If you're after a Dulux stand-in for Paint & Paper Library Blue Blood, the colour you want is Dulux Moody Cobalt (LRV 15.9). It lands at ΔE 1.3 from the original — and anything under 2.5 is considered very close, so you'd be hard pushed to tell them apart on the wall.
Running neck and neck is Dulux Pebble Drift 1, also LRV 15.9 and also ΔE 1.3. The two are effectively interchangeable as matches on paper, so the deciding factor is finish and where you're buying. Moody Cobalt is the more obvious like-for-like by name and intent — go with that one as your first pick.

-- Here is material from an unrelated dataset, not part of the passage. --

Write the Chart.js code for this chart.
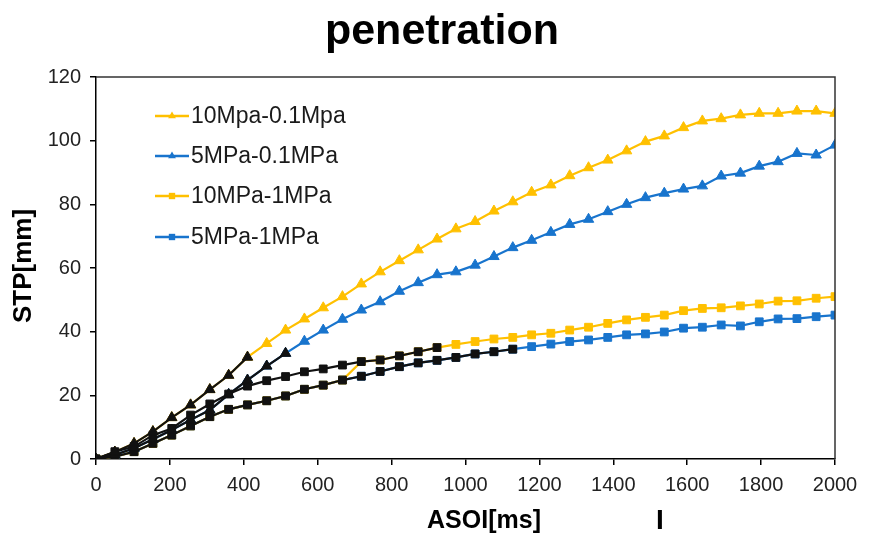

A word on why these are deep colours: at LRV 15.9 Blue Blood is a properly saturated, dramatic blue. That low light reflectance means it'll drink the light in a north-facing room, so it sings best somewhere with decent natural light or where you're *deliberately* going for cocooning drama — a dining room, a snug, a study.

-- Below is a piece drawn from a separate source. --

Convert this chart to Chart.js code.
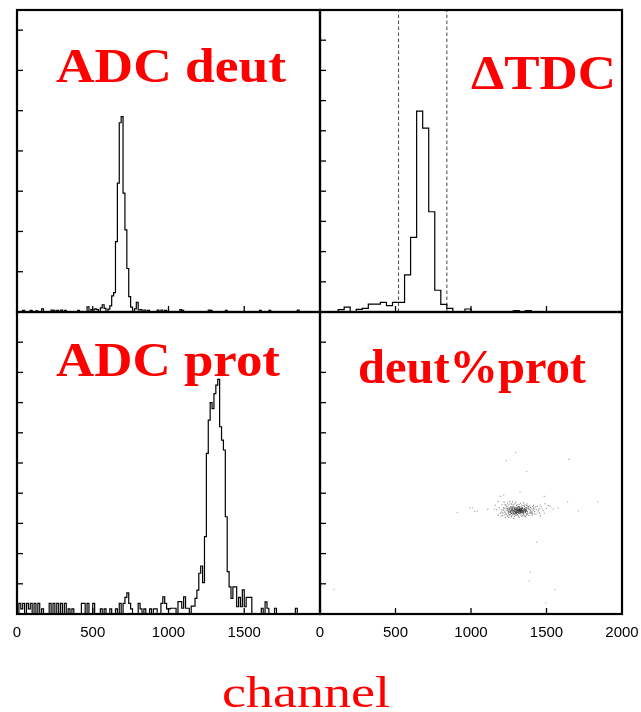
<!DOCTYPE html>
<html><head><meta charset="utf-8">
<script src="https://cdn.jsdelivr.net/npm/chart.js@4/dist/chart.umd.min.js"></script>
<style>
html,body{margin:0;padding:0;background:#fff;}
#wrap{position:relative;width:641px;height:712px;overflow:hidden;background:#fff;}
#wrap canvas{position:absolute;left:0;top:0;}
</style></head><body>
<div id="wrap">
<canvas id="cTL" width="641" height="712"></canvas>
<canvas id="cTR" width="641" height="712"></canvas>
<canvas id="cBL" width="641" height="712"></canvas>
<canvas id="cBR" width="641" height="712"></canvas>
</div>
<script>
// ---------------- DATA ----------------
const channelRange = [0, 2000];
const xTickValues = [500, 1000, 1500];
const leftTickLabels = [0, 500, 1000, 1500];
const rightTickLabels = [0, 500, 1000, 1500, 2000];

// ADC deut histogram (bin width 12.5 channels): bin lower edges and contents
const deutBinWidth = 12.5;
const deutEdges = [37.5, 87.5, 125, 162.5, 225, 237.5, 262.5, 287.5, 312.5, 400, 462.5, 487.5, 500, 512.5, 525, 550, 562.5, 575, 600,
  612.5, 625, 637.5, 650, 662.5, 675, 687.5, 700, 712.5, 725, 737.5, 750,
  775, 787.5, 800, 812.5, 837.5, 862.5, 925, 950, 975, 1075, 1087.5, 1262.5, 1275, 1375, 1600, 1662.5, 1850];
const deutCounts = [0.4, 0.4, 0.3, 0.8, 0.5, 0.4, 0.4, 0.5, 0.4, 0.4, 1.3, 0.6, 0.5, 0.8, 0.6, 1.0, 1.8, 0.9, 0.7,
  1.5, 4.0, 4.8, 17.5, 32, 47, 48.5, 29.5, 20.4, 10.8, 3.8, 1.2,
  0.8, 2.4, 0.5, 0.6, 0.5, 0.4, 0.5, 0.5, 0.4, 0.6, 0.4, 0.5, 0.4, 0.4, 0.4, 0.4, 0.5];
const deutYMax = 75;
const deutYTicks = [10, 20, 30, 40, 50, 60, 70];

// Delta TDC histogram (bin width 40 channels)
const tdcBinWidth = 40;
const tdcEdges = [120, 160, 240, 280, 320, 360, 400, 440, 480, 520, 560, 600, 640, 680, 720, 760, 800, 840, 960, 1280, 1360];
const tdcCounts = [0.8, 1.6, 0.9, 1.2, 2.6, 2.6, 3.2, 2.1, 3.2, 3.2, 12.3, 24.7, 66.5, 60.9, 33.2, 7.2, 2.5, 1.2, 1.0, 0.5, 0.5];
const tdcCuts = [520, 840];
const tdcYMax = 100;
const tdcYTicks = [10, 20, 30, 40, 50, 60, 70, 80, 90];

// ADC prot histogram (bin width 12.5 channels)
const protBinWidth = 12.5;
const protEdges = [12.5, 25, 37.5, 62.5, 75, 87.5, 112.5, 137.5, 162.5, 212.5, 237.5, 262.5, 287.5, 312.5, 337.5, 362.5,
  425, 437.5, 462.5, 500, 550, 575, 612.5, 650, 675, 700, 712.5, 725, 737.5, 750, 800, 812.5, 837.5, 875, 900, 912.5,
  950, 962.5, 975, 987.5, 1000, 1012.5, 1025, 1037.5, 1062.5, 1075, 1087.5, 1100, 1112.5, 1125,
  1150, 1162.5, 1175, 1187.5, 1200, 1212.5, 1225, 1237.5, 1250, 1262.5, 1275, 1287.5, 1300, 1312.5, 1325, 1337.5,
  1350, 1362.5, 1375, 1387.5, 1400, 1412.5, 1425, 1437.5, 1450, 1462.5, 1475, 1487.5, 1500, 1512.5, 1525, 1537.5,
  1612.5, 1637.5, 1650, 1700, 1837.5];
const protCounts = [3.5, 1.7, 3.5, 3.5, 1.7, 3.5, 3.5, 3.5, 1.7, 3.5, 3.5, 3.5, 3.5, 3.5, 1.7, 1.7,
  3.5, 3.5, 3.5, 3.5, 1.7, 1.7, 1.7, 1.7, 3.5, 3.5, 5.5, 7.0, 3.5, 1.7, 3.5, 1.7, 1.7, 1.7, 1.7, 1.7,
  3.5, 5.7, 3.5, 1.7, 1.7, 1.9, 1.9, 1.9, 4.1, 4.1, 1.9, 5.7, 1.9, 1.9,
  2.6, 2.6, 5.2, 7.9, 13.5, 15.9, 10.4, 25.6, 53.2, 64.2, 70, 68, 73, 75.8, 77.7, 62,
  57.6, 54.3, 32.2, 14, 9, 5.2, 9, 9, 2.4, 5.5, 2.4, 8, 2.4, 5.5, 5.5, 5.5,
  1.9, 4.0, 1.9, 1.9, 1.9];
const protYMax = 100;
const protYTicks = [10, 20, 30, 40, 50, 60, 70, 80, 90];

// deut vs prot scatter (x = prot channel, y = deut channel)
const corePoints = [
  [1248,668],[1255,690],[1262,676],[1270,701],[1276,662],[1281,684],[1288,695],[1293,671],[1299,688],[1305,706],[1311,679],[1316,692],
  [1322,665],[1328,700],[1333,683],[1339,672],[1345,694],[1351,681],[1357,699],[1362,670],[1368,688],[1374,677],[1380,695],
  [1252,703],[1259,659],[1266,688],[1273,680],[1279,713],[1285,657],[1291,706],[1297,663],[1302,676],[1308,660],[1314,712],[1319,674],
  [1325,688],[1331,668],[1336,709],[1342,686],[1348,662],[1354,714],[1359,683],[1365,705],[1371,663],[1377,709],
  [1244,684],[1257,674],[1268,665],[1283,702],[1295,681],[1303,694],[1312,686],[1320,701],[1329,678],[1341,698],[1352,691],[1363,680],
  [1240,696],[1264,711],[1287,678],[1301,668],[1317,683],[1334,693],[1347,675],[1360,692],[1272,692],[1292,690],[1306,684],[1326,675],
  [1338,681],[1278,673],[1300,700],[1315,668],[1324,694],[1356,689],[1284,688],[1296,676],[1310,696],[1321,684],[1331,690],[1343,679],
  [1267,684],[1289,664],[1304,689],[1318,706],[1350,670],[1275,696],[1309,672],[1327,686],[1340,704],[1261,681],
  [1250,678],[1258,697],[1265,671],[1274,707],[1282,667],[1290,699],[1298,670],[1307,702],[1313,676],[1321,693],[1330,672],[1337,697],
  [1344,668],[1353,700],[1361,676],[1369,697],[1246,690],[1278,685],[1294,694],[1308,690],[1323,679],[1336,686],[1349,684],[1366,684],
  [1286,682],[1302,682],[1318,690],[1332,697]
];
const haloPoints = [
  [1195,668],[1203,690],[1210,652],[1216,705],[1222,676],[1228,641],[1231,722],[1236,660],[1243,735],[1250,640],[1258,728],[1267,645],
  [1275,742],[1284,632],[1296,740],[1306,724],[1318,640],[1327,733],[1337,646],[1349,736],[1361,645],[1372,728],[1383,652],[1390,716],
  [1396,672],[1404,700],[1411,684],[1419,662],[1426,708],[1433,690],[1442,675],[1452,697],[1214,688],[1225,700],[1389,690],[1399,665],
  [1409,712],[1418,693],[1232,684],[1393,681],[1160,720],[1170,690],[1180,655],[1465,710],[1478,684],[1490,730],[1500,700],[1512,718],
  [1180,745],[1460,650],
  [1188,702],[1199,647],[1206,724],[1212,668],[1219,741],[1224,657],[1237,712],[1241,650],[1246,722],[1253,655],[1256,745],[1263,700],
  [1269,728],[1271,652],[1280,723],[1286,646],[1290,730],[1298,653],[1302,718],[1313,650],[1319,725],[1323,712],[1330,655],[1335,722],
  [1344,653],[1346,718],[1353,650],[1358,724],[1366,656],[1370,718],[1376,660],[1381,712],[1386,668],[1394,705],[1402,676],[1407,655],
  [1414,720],[1422,678],[1430,660],[1438,712],[1447,688],[1455,668],[1470,695],[1485,667],[1205,676],[1218,695],[1229,668],[1238,702],
  [1226,724],[1384,700],[1397,688],[1406,668],[1415,701]
];
const outlierPoints = [
  [1295,1068],[1234,1015],[1649,1024],[1369,945],[1325,806],[1194,779],[1217,786],[1485,779],[1640,742],[1839,742],
  [909,671],[991,704],[1009,704],[1024,680],[1042,680],[1111,693],[1154,695],[1711,682],[1435,475],[1393,276],
  [1386,219],[1556,161],[1495,73],[93,164],[1457,722],[1523,712],[1543,695],[1576,702]
];
const scatterYMax = 2000;
const scatterYTicks = [200, 400, 600, 800, 1000, 1200, 1400, 1600, 1800];

const titles = { tl: 'ADC deut', tr: '\u0394TDC', bl: 'ADC prot', br: 'deut%prot' };
const axisTitle = 'channel';

// ---------------- BUILD ----------------
function histPoints(width, edges, counts) {
  const m = new Map();
  edges.forEach((e, i) => m.set(e, counts[i]));
  const pts = [];
  for (let e = channelRange[0]; e < channelRange[1] - 1e-9; e += width) pts.push({ x: e, y: m.get(e) || 0 });
  pts.push({ x: channelRange[1], y: 0 });
  return pts;
}
const toXY = arr => arr.map(p => ({ x: p[0], y: p[1] }));

const W = 641, H = 712;
const panels = {
  tl: { left: 17, right: 320, top: 10, bottom: 312 },
  tr: { left: 320, right: 622, top: 10, bottom: 312 },
  bl: { left: 17, right: 320, top: 312, bottom: 614 },
  br: { left: 320, right: 622, top: 312, bottom: 614 }
};
function pad(p) { return { left: p.left, top: p.top, right: W - p.right, bottom: H - p.bottom }; }

function fitText(ctx, text, left, right, baseline, size, weight) {
  ctx.save();
  ctx.font = weight + ' ' + size + 'px "Liberation Serif"';
  ctx.fillStyle = '#ff0000';
  ctx.textAlign = 'left';
  ctx.textBaseline = 'alphabetic';
  const w = ctx.measureText(text).width;
  ctx.translate(left, baseline);
  ctx.scale((right - left) / w, 1);
  ctx.fillText(text, 0, 0);
  ctx.restore();
}

function panelPlugin(opt) {
  return {
    id: 'panelDeco',
    afterDraw(chart) {
      const ctx = chart.ctx, a = chart.chartArea, xs = chart.scales.x, ys = chart.scales.y;
      ctx.save();
      ctx.strokeStyle = '#000';
      ctx.lineWidth = 1.3;
      opt.yTicks.forEach(v => {
        const py = ys.getPixelForValue(v);
        ctx.beginPath(); ctx.moveTo(a.left, py); ctx.lineTo(a.left + 6, py); ctx.stroke();
      });
      xTickValues.forEach(v => {
        const px = xs.getPixelForValue(v);
        ctx.beginPath(); ctx.moveTo(px, a.bottom); ctx.lineTo(px, a.bottom - 6); ctx.stroke();
      });
      ctx.lineWidth = 2.2;
      ctx.strokeRect(a.left, a.top, a.right - a.left, a.bottom - a.top);
      if (opt.labels) {
        ctx.fillStyle = '#000';
        ctx.font = '15px "Liberation Sans"';
        ctx.textAlign = 'center';
        ctx.textBaseline = 'alphabetic';
        opt.labels.forEach(v => ctx.fillText(String(v), xs.getPixelForValue(v), a.bottom + 23));
      }
      ctx.restore();
      const t = opt.title;
      fitText(ctx, t.text, t.left, t.right, t.baseline, t.size, 'bold');
      if (opt.extra) { const e = opt.extra; fitText(ctx, e.text, e.left, e.right, e.baseline, e.size, 'normal'); }
    }
  };
}

function baseOptions(p, yMax) {
  return {
    responsive: false, animation: false, events: [],
    layout: { padding: pad(p) },
    scales: {
      x: { type: 'linear', min: channelRange[0], max: channelRange[1], display: false },
      y: { type: 'linear', min: 0, max: yMax, display: false }
    },
    plugins: { legend: { display: false }, tooltip: { enabled: false }, title: { display: false } }
  };
}
function histDataset(pts) {
  return { data: pts, stepped: 'before', borderColor: '#000', borderWidth: 1.2, pointRadius: 0, fill: false, tension: 0 };
}

new Chart(document.getElementById('cTL'), {
  type: 'line',
  data: { datasets: [histDataset(histPoints(deutBinWidth, deutEdges, deutCounts))] },
  options: baseOptions(panels.tl, deutYMax),
  plugins: [panelPlugin({ yTicks: deutYTicks, labels: null, title: { text: titles.tl, left: 56, right: 286, baseline: 82, size: 48 } })]
});

const cutSets = tdcCuts.map(c => ({
  data: [{ x: c, y: 0 }, { x: c, y: tdcYMax }], borderColor: '#555', borderWidth: 1.1, borderDash: [3.5, 2.5],
  pointRadius: 0, fill: false
}));
new Chart(document.getElementById('cTR'), {
  type: 'line',
  data: { datasets: [histDataset(histPoints(tdcBinWidth, tdcEdges, tdcCounts)), ...cutSets] },
  options: baseOptions(panels.tr, tdcYMax),
  plugins: [panelPlugin({ yTicks: tdcYTicks, labels: null, title: { text: titles.tr, left: 471, right: 616, baseline: 89, size: 48 } })]
});

new Chart(document.getElementById('cBL'), {
  type: 'line',
  data: { datasets: [histDataset(histPoints(protBinWidth, protEdges, protCounts))] },
  options: baseOptions(panels.bl, protYMax),
  plugins: [panelPlugin({ yTicks: protYTicks, labels: leftTickLabels, title: { text: titles.bl, left: 56, right: 280, baseline: 376, size: 48 } })]
});

new Chart(document.getElementById('cBR'), {
  type: 'scatter',
  data: { datasets: [
    { data: toXY(outlierPoints), pointStyle: 'rect', pointRadius: 0.75, borderWidth: 0, backgroundColor: 'rgba(0,0,0,0.4)' },
    { data: toXY(haloPoints), pointStyle: 'rect', pointRadius: 0.75, borderWidth: 0, backgroundColor: 'rgba(0,0,0,0.5)' },
    { data: toXY(corePoints), pointStyle: 'rect', pointRadius: 0.75, borderWidth: 0, backgroundColor: 'rgba(0,0,0,0.7)' }
  ] },
  options: baseOptions(panels.br, scatterYMax),
  plugins: [panelPlugin({ yTicks: scatterYTicks, labels: rightTickLabels,
    title: { text: titles.br, left: 358, right: 586, baseline: 383, size: 48 },
    extra: { text: axisTitle, left: 222, right: 390, baseline: 707, size: 45 } })]
});
</script>
</body></html>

Now the honest bit. A ΔE of 1.3 is a genuine match under standard light, but Paint & Paper Library and Dulux build their colours from different pigment recipes. In low evening light or under warm bulbs, a deep blue can shift subtly — one might read a touch more violet, the other a touch greener. Always buy a sample pot of the Dulux match and paint a big A2 patch, then live with it for a couple of days across morning, afternoon and lamplight before you commit.
If budget's the reason you're switching, that's fair — Dulux gets you the same colour for less. But if it's the *depth and finish* you fell for in the Paint & Paper Library original, their pigment density in a proper estate or eggshell finish is part of the appeal, and that doesn't fully transfer. Match the colour, yes — just go in eyes open on the feel.